Business owners will often focus on investing everything they can in the future growth of the firm, and newly launched companies and those with ambitious growth plans can quickly consume capital. Discussing the added expense of insurance premiums may be a tough sell. But there are good reasons for business owners to think about cover.

If a partner or shareholder in a business dies, their share of the company will typically pass to their family. This can cause a problem. While the partner will surely know the business inside out, it does not automatically follow that their family will share the same interest. This can present an issue for remaining owners that want to continue to build the company but must do so with an unsuitable shareholder intact.

Similarly, if one partner becomes ill, the firm risks losing the intellectual capital they bring to the table, their business relationships, contacts and so on. This could be costly for the firm and can have an adverse affect on relationships between owners.

This risk can be managed through effective protection arrangements utilising trusts. The basic principle is that each business owner should take out cover, with the policy held in trust for the benefit of those remaining. If required, the sum assured can then be used by the remaining business owners to purchase the shares of the policy holder.

However, there are a number of different technicalities that need to be considered when putting in place this kind of arrangement.

It is very likely business owners will find the cost of cover varies due to age, health and other demographic differences among partners and the share of the business they own. This can be a sticking point since those with higher premiums are less likely to benefit. It is worth noting HM Revenue & Customs may deem the arrangement as a gift since it effectively amounts to a net transfer of value from older shareholders or those with a larger stake to their junior business partners.

In some cases, business owners may choose to equalise the premium costs between them, effectively pooling the cost of insuring each business owner. If they are equalised, HMRC will view this as a commercial arrangement, thereby taking inheritance tax considerations out of the equation.

It is also important to consider the legalities and contracts concerning the sale and purchase of the shares of the exiting business owner. A binding buy and sell agreement can be put in place, which sets out agreed terms on which other business owners must buy and the family must sell.

However, the share of the business could lose business property relief as a result. This is because BPR is not applicable where a binding sale agreement exists: a stipulation HMRC has in place as an anti-avoidance measure.

An alternative is a cross option agreement. These vary in form but the relevant point is that they do not constitute a mandatory binding agreement over the sale and purchase of the company.

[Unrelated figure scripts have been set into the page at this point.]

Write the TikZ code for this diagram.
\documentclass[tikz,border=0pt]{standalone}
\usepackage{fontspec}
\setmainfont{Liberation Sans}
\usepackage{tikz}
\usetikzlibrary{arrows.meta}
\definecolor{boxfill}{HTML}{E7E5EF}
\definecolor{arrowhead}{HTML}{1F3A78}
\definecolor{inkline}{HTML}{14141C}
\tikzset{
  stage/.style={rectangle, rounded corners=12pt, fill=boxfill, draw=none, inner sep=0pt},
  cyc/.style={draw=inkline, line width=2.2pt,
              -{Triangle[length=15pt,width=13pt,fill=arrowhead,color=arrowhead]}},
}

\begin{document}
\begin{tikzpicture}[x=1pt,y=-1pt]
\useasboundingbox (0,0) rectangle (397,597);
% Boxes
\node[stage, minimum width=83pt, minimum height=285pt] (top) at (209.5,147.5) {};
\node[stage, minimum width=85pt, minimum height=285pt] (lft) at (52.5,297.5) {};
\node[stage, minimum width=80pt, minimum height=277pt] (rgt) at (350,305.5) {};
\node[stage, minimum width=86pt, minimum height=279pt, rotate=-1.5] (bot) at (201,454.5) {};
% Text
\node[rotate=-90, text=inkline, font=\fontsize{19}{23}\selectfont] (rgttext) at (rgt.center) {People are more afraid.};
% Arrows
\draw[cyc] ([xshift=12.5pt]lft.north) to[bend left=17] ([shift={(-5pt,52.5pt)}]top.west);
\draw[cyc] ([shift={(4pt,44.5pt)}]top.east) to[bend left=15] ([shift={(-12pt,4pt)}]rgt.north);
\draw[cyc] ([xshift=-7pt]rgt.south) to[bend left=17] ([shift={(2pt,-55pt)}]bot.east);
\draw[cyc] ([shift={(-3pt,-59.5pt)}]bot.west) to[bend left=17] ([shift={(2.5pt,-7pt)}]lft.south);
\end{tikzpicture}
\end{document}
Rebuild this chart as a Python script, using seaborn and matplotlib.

A sale need not take place if all parties agree not to go ahead with it and invoking an agreement for the sale of the business is an option to be taken out by one party to the agreement.

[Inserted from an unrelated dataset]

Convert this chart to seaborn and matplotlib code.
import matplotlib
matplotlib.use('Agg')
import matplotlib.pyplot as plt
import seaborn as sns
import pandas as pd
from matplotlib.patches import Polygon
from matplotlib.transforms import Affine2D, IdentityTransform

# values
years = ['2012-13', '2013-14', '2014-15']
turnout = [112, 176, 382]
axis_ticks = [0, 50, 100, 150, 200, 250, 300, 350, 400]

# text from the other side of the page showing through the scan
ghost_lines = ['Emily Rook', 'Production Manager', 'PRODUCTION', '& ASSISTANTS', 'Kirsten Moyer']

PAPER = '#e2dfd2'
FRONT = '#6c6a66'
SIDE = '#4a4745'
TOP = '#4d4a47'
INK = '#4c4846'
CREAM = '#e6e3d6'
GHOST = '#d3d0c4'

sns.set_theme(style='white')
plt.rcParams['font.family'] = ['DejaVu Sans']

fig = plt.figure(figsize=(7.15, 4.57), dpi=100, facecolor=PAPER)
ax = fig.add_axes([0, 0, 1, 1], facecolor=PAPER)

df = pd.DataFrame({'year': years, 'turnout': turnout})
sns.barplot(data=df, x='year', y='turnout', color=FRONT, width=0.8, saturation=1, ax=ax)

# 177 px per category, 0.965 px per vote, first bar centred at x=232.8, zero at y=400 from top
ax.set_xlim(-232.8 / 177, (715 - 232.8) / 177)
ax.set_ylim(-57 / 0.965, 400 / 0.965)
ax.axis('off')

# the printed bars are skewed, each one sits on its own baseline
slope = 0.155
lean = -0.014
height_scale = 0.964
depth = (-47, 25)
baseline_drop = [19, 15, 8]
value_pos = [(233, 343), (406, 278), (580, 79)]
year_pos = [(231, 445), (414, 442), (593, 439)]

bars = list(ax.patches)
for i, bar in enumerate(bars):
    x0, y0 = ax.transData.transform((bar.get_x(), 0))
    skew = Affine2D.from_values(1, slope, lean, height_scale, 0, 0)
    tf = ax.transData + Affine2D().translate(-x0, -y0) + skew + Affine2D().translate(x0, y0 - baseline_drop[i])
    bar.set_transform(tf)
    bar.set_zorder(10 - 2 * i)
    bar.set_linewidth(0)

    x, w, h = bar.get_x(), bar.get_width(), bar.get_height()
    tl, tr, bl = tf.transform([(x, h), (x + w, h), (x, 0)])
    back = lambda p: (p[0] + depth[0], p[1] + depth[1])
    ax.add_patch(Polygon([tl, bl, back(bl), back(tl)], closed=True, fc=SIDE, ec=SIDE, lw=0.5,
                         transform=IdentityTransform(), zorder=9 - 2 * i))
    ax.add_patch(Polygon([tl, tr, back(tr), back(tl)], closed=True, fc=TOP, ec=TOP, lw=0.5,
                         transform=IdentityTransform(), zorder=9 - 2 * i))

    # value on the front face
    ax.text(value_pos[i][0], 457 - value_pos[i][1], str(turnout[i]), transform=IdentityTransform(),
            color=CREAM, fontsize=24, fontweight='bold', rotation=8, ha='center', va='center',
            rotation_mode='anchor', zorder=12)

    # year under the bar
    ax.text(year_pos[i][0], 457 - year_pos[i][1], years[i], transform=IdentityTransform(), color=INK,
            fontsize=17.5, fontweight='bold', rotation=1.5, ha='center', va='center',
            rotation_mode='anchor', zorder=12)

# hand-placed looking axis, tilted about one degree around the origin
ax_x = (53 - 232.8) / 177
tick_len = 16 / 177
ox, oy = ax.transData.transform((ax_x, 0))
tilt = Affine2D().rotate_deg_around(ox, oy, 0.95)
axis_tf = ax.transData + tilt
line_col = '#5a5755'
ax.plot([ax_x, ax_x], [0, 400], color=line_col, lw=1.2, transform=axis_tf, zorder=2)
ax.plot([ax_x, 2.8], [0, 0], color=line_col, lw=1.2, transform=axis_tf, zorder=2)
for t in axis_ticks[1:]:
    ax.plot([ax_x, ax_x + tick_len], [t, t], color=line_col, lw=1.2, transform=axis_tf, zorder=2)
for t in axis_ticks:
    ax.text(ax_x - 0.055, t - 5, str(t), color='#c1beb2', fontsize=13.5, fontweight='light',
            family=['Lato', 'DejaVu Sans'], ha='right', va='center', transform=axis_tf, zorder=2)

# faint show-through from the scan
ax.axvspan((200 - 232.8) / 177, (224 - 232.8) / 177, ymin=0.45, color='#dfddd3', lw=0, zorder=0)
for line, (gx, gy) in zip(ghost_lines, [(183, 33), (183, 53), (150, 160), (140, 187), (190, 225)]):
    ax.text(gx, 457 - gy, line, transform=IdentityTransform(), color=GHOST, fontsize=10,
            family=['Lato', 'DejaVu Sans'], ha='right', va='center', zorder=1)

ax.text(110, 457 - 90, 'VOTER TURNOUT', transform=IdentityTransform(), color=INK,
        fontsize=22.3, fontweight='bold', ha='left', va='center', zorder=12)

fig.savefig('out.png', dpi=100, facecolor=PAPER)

Where a critical illness policy is concerned, for example, a “single option” agreement is normally deployed. In this case the owner who falls ill can ask the others to buy their share, at which point they are compelled to do so, using the proceeds from the policy to complete the transaction. However, the option belongs to the policyholder, so other business owners cannot enforce a sale.

This gives business partners the re-assurance they can realise some value for their share of the business if they have to leave due to illness. And because the agreement is structured as an optional arrangement, BPR is not lost as in the case of a binding agreement.

The services of a solicitor will likely be required to draw up the relevant contracts. There are a variety of options available, such as a “double option” whereby the remaining business owners and the family of the former business owner have the option sale/purchase, but the transaction agreement is not binding if both parties agree not to go ahead.

Despite the complexities, it is an important subject for business owners to consider. The death or illness of one partner can have a dramatic impact on a firm but it can be even more damaging if there is no suitable contingency plan in place.